Started Jul 24, 2007 | Discussions thread
Lictor Regular Member • Posts: 346
Re: Film versus DSLR dynamic range

Alfredo Li Pira wrote:

A number of posts in recent threads state that film has more dynamic
range than DSLR sensors.

DR is not a problem with digital. Anyway, you don't want to use a media with huge DR, because you will get a very flat image as a result with no contrast whatsoever.

The advantage film still has over digital is elsewhere. Linear range is similar, but film wins outside of that range. It's due to the way digital and analogic react to saturation.

When you saturate a digital device, it clips. In 8 bits, anything above 255 is 255. That's the dreaded white hole in your blown highlights. Worse, not all channels clip at the same time - causing color shift when the highest channel clips while the other keep responding.

Another problem with digital is that CCD/CMOS are absolutely linear : twice the amount of light will cause the output of the sensor to double. Which means that shadows will get a very limited range of values to express the different shades, leading to posterization in the shadows. On the other hand, the human eye does not have a linear response.

Clipping is a problem much broader than imaging. You can actually hear that with low quality digital amplification, where the sound becomes awful when it's too loud.

On the other hand, analog does not clip, it compresses. This means that outside of the linear response zone, analog still responds, only with diminishing returns.

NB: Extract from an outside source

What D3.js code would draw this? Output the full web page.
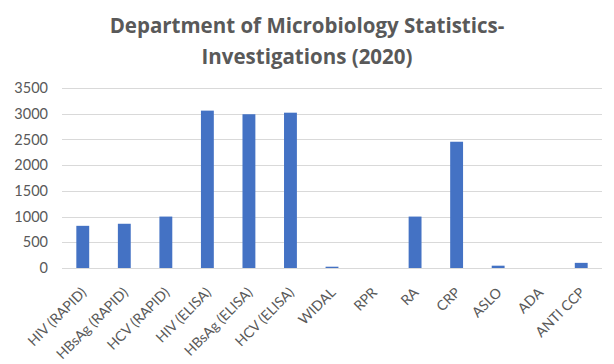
<!DOCTYPE html>
<html>
<head>
<meta charset="utf-8">
<script src="https://cdn.jsdelivr.net/npm/d3@7"></script>
<style>
  body { margin: 0; background: #fff; }
  svg { font-family: "Open Sans", "Liberation Sans", sans-serif; }
</style>
</head>
<body>
<svg id="chart" width="614" height="364"></svg>
<script>
// Chart data
const categories = ["HIV (RAPID)", "HBsAg (RAPID)", "HCV (RAPID)", "HIV (ELISA)", "HBsAg (ELISA)",
  "HCV (ELISA)", "WIDAL", "RPR", "RA", "CRP", "ASLO", "ADA", "ANTI CCP"];
const investigations = [820, 860, 1000, 3060, 2990, 3020, 25, 0, 1000, 2455, 45, 0, 100];
const yTicks = [0, 500, 1000, 1500, 2000, 2500, 3000, 3500];
const titleLines = ["Department of Microbiology Statistics-", "Investigations (2020)"];

const width = 614, height = 364;
const margin = { top: 88, right: 12, bottom: 96, left: 62 };

const svg = d3.select("#chart");

// Scales
const x = d3.scaleBand()
  .domain(categories)
  .range([margin.left, width - margin.right])
  .paddingInner(0.69)
  .paddingOuter(0.345);

const y = d3.scaleLinear()
  .domain([0, 3500])
  .range([height - margin.bottom, margin.top]);

// Gridlines
svg.append("g")
  .selectAll("line")
  .data(yTicks)
  .join("line")
  .attr("x1", margin.left)
  .attr("x2", width - margin.right)
  .attr("y1", d => Math.round(y(d)) + 0.5)
  .attr("y2", d => Math.round(y(d)) + 0.5)
  .attr("stroke", "#d9d9d9")
  .attr("stroke-width", 1);

// Y axis labels
const yAxis = d3.axisLeft(y).tickValues(yTicks).tickFormat(d3.format("d")).tickSize(0).tickPadding(14);
svg.append("g")
  .attr("transform", `translate(${margin.left},0)`)
  .call(yAxis)
  .attr("font-family", "Lato, sans-serif")
  .call(g => g.select(".domain").remove())
  .selectAll("text")
  .attr("fill", "#595959")
  .style("font-size", "14.5px");

// Bars
svg.append("g")
  .selectAll("rect")
  .data(investigations)
  .join("rect")
  .attr("x", (d, i) => x(categories[i]))
  .attr("y", d => y(d))
  .attr("width", x.bandwidth())
  .attr("height", d => y(0) - y(d))
  .attr("fill", "#4472c4");

// X axis labels, rotated
const xAxis = d3.axisBottom(x).tickSize(0).tickPadding(0);
svg.append("g")
  .attr("transform", `translate(0,${y(0)})`)
  .call(xAxis)
  .attr("font-family", "Lato, sans-serif")
  .call(g => g.select(".domain").remove())
  .selectAll("text")
  .attr("fill", "#595959")
  .style("font-size", "14px")
  .attr("text-anchor", "end")
  .attr("dy", "0.35em")
  .attr("transform", "translate(1,22) rotate(-45)");

// Title
svg.append("text")
  .attr("x", width / 2)
  .attr("y", 33)
  .attr("text-anchor", "middle")
  .attr("fill", "#595959")
  .style("font-size", "20.5px")
  .style("font-weight", "bold")
  .selectAll("tspan")
  .data(titleLines)
  .join("tspan")
  .attr("x", width / 2)
  .attr("dy", (d, i) => i === 0 ? 0 : 31)
  .text(d => d);
</script>
</body>
</html>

If you double the light, you don't make the response twice as bright, but only a fraction of that. This means your blown highlights will fade to white, while your shades will fade to black.

Likewise, film response is not linear but logarithmic IIRC - much like the human eye. The available shades are split equally on the white-black spectrum.

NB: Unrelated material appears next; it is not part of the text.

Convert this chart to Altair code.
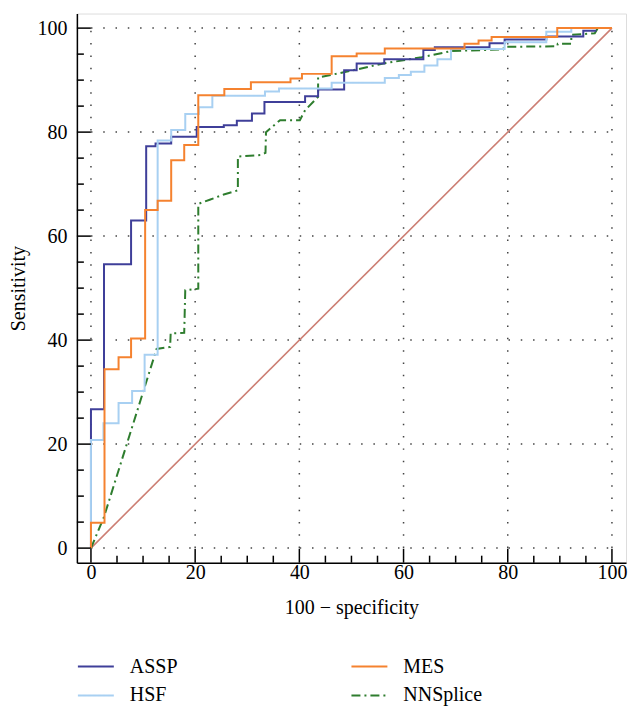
import altair as alt
import pandas as pd

FONT = "Liberation Serif"

series_names = ["ASSP", "MES", "HSF", "NNSplice"]
series_colors = ["#3f3f99", "#f5822f", "#a8d0f2", "#2e7d2e"]
series_dashes = [[1, 0], [1, 0], [1, 0], [9, 4, 2, 4]]

# ROC step curves (step-after: at x the curve jumps to y)
assp_x = [0, 0, 2.5, 7.7, 10.6, 12.4, 15.4, 20.3, 25.5, 28.0, 30.9, 33.3, 41.1, 43.6,
          48.6, 51.0, 56.3, 63.8, 66.0, 76.5, 79.4, 87.4, 94.5, 97.0]
assp_y = [0, 26.7, 54.6, 63.0, 77.3, 77.8, 79.1, 81.0, 81.3, 82.2, 83.6, 85.8, 86.9, 88.2,
          91.9, 93.2, 94.0, 95.8, 96.3, 97.1, 97.8, 98.4, 99.5, 99.5]

hsf_x = [0, 0, 2.4, 5.3, 7.9, 10.3, 12.8, 15.4, 18.1, 20.7, 23.3, 33.4, 36.1, 46.2,
         56.4, 59.1, 61.4, 64.0, 66.5, 69.1, 79.4, 87.4, 92.2, 100]
hsf_y = [0, 20.8, 24.0, 27.9, 30.2, 37.2, 78.4, 80.4, 83.5, 84.8, 87.0, 87.8, 88.4, 89.5,
         90.4, 91.0, 91.6, 92.8, 94.0, 96.0, 97.3, 99.3, 100, 100]

mes_x = [0, 0, 2.6, 5.3, 7.7, 10.4, 12.8, 15.4, 17.9, 20.6, 25.6, 30.7, 38.3, 40.5,
         46.2, 51.0, 56.4, 71.7, 74.4, 76.9, 89.5, 100]
mes_y = [0, 4.9, 34.4, 36.7, 40.3, 65.0, 66.8, 74.6, 77.5, 87.1, 88.3, 89.6, 90.3, 91.2,
         94.6, 95.1, 96.1, 97.0, 97.6, 98.3, 100, 100]

# NNSplice drawn with straight segments
nns_x = [0, 2.5, 12.6, 15.2, 15.3, 17.9, 18.1, 20.6, 20.6, 22.8, 25.5, 28.2, 28.2, 32.5,
         33.5, 33.6, 36.3, 40.1, 41.1, 43.6, 43.6, 49.9, 56.1, 63.5, 69.2, 79.1, 79.3,
         89.5, 89.6, 92.2, 92.2, 96.7, 97.3, 100]
nns_y = [0, 6.0, 38.3, 38.7, 41.3, 41.4, 49.6, 49.9, 66.2, 67.0, 68.0, 68.8, 75.3, 75.6,
         76.0, 80.0, 82.3, 82.3, 84.2, 86.8, 90.5, 91.8, 93.2, 94.4, 95.6, 95.9, 96.4,
         96.5, 97.0, 97.0, 98.7, 99.0, 100, 100]

diag_x = [0, 100]
diag_y = [0, 100]

grid_values = [0, 20, 40, 60, 80, 100]
tick_values = list(range(0, 101, 5))
tick_labels = [0, 20, 40, 60, 80, 100]

W = 550
H = 550

rows = []
for name, xs, ys in [("ASSP", assp_x, assp_y), ("HSF", hsf_x, hsf_y), ("MES", mes_x, mes_y)]:
    for i, (a, b) in enumerate(zip(xs, ys)):
        rows.append({"x": a, "y": b, "series": name, "idx": i})
step_df = pd.DataFrame(rows)
nns_df = pd.DataFrame({"x": nns_x, "y": nns_y, "series": "NNSplice", "idx": list(range(len(nns_x)))})
diag_df = pd.DataFrame({"x": diag_x, "y": diag_y})

grid_df = pd.DataFrame({"v": grid_values, "lo": [0] * len(grid_values), "hi": [100] * len(grid_values)})
major_df = pd.DataFrame({"v": [t for t in tick_values if t % 20 == 0]})
minor_df = pd.DataFrame({"v": [t for t in tick_values if t % 20 != 0]})

xscale = alt.Scale(domain=[-2.7, 102.7], nice=False, zero=False)
yscale = alt.Scale(domain=[-2.8, 102.8], nice=False, zero=False)

x_axis = alt.Axis(values=tick_labels, ticks=False, grid=False, domainColor="black",
                  domainWidth=1.5, labelFont=FONT, labelFontSize=20, labelColor="black",
                  labelPadding=0, titleFont=FONT, titleFontSize=20, titleFontWeight="normal",
                  titleColor="black", titlePadding=15, labelFlush=False)
y_axis = alt.Axis(values=tick_labels, ticks=False, grid=False, domainColor="black",
                  domainWidth=1.5, labelFont=FONT, labelFontSize=20, labelColor="black",
                  labelPadding=10, titleFont=FONT, titleFontSize=20, titleFontWeight="normal",
                  titleColor="black", titlePadding=8, labelFlush=False)

XT = "100 − specificity"
YT = "Sensitivity"


def X(f):
    return alt.X(f, type="quantitative", scale=xscale, axis=x_axis, title=XT)


def Y(f):
    return alt.Y(f, type="quantitative", scale=yscale, axis=y_axis, title=YT)


legend = alt.Legend(orient="none", legendX=0, legendY=635, columns=2, columnPadding=170,
                    direction="horizontal", rowPadding=-8, symbolType="stroke",
                    symbolSize=1296, symbolStrokeWidth=2,
                    labelFont=FONT, labelFontSize=20, labelColor="black", labelOffset=15,
                    title=None)
color = alt.Color("series:N", scale=alt.Scale(domain=series_names, range=series_colors), legend=legend)
dash = alt.StrokeDash("series:N", scale=alt.Scale(domain=series_names, range=series_dashes), legend=legend)

grid_color = "#444444"
vgrid = alt.Chart(grid_df).mark_rule(color=grid_color, strokeWidth=1.5, strokeDash=[1.5, 10.8]).encode(
    x=X("v"), y=Y("lo"), y2=alt.Y2("hi"))
hgrid = alt.Chart(grid_df).mark_rule(color=grid_color, strokeWidth=1.5, strokeDash=[1.5, 10.8]).encode(
    y=Y("v"), x=X("lo"), x2=alt.X2("hi"))

xmaj = alt.Chart(major_df).mark_rule(color="black", strokeWidth=1.5).encode(
    x=X("v"), y=alt.value(H), y2=alt.value(H - 14))
xmin = alt.Chart(minor_df).mark_rule(color="black", strokeWidth=1.5).encode(
    x=X("v"), y=alt.value(H), y2=alt.value(H - 7))
ymaj = alt.Chart(major_df).mark_rule(color="black", strokeWidth=1.5).encode(
    y=Y("v"), x=alt.value(0), x2=alt.value(14))
ymin = alt.Chart(minor_df).mark_rule(color="black", strokeWidth=1.5).encode(
    y=Y("v"), x=alt.value(0), x2=alt.value(7))

diag = alt.Chart(diag_df).mark_line(color="#cc7e73", strokeWidth=1.6).encode(x=X("x"), y=Y("y"))

steps = alt.Chart(step_df).mark_line(interpolate="step-after", strokeWidth=2).encode(
    x=X("x"), y=Y("y"), color=color, strokeDash=dash, order="idx:Q")
nns = alt.Chart(nns_df).mark_line(strokeWidth=2).encode(
    x=X("x"), y=Y("y"), color=color, strokeDash=dash, order="idx:Q")

chart = alt.layer(vgrid, hgrid, diag, nns, steps, xmaj, xmin, ymaj, ymin).properties(
    width=W, height=H,
    autosize=alt.AutoSizeParams(type="none"),
    padding={"left": 69, "top": 5, "right": 8, "bottom": 150},
).configure_view(stroke=None).configure(background="white")

chart.save("out.html", embed_options={"renderer": "svg", "actions": False})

Compression is what all radio station use : quiet sounds are made louder and loud sounds are made less loud. Compression is also what happens when you saturate an old tube amp : rather than ugly clipping, you get distorted sound with lots of harmonics. It's no more realistic than clipping, but it sure sounds better.

That was used a lot in B&W film photography. Rather than use bokeh to fade an ugly background, you could also flood it with flight while keeping the foreground in the shade and exposing for it. This worked very well for portrait. This does not work so well with digital...

That's why to be effective, digital needs a more DR than film. Because you will have to sacrifice some of that DR (the part that has a linear response) to simulate the non-linear portion of film (the shoulder you had for highlights) and get a smoother transition from highlights to pure white. Likewise in the shadows with the foot of the film response.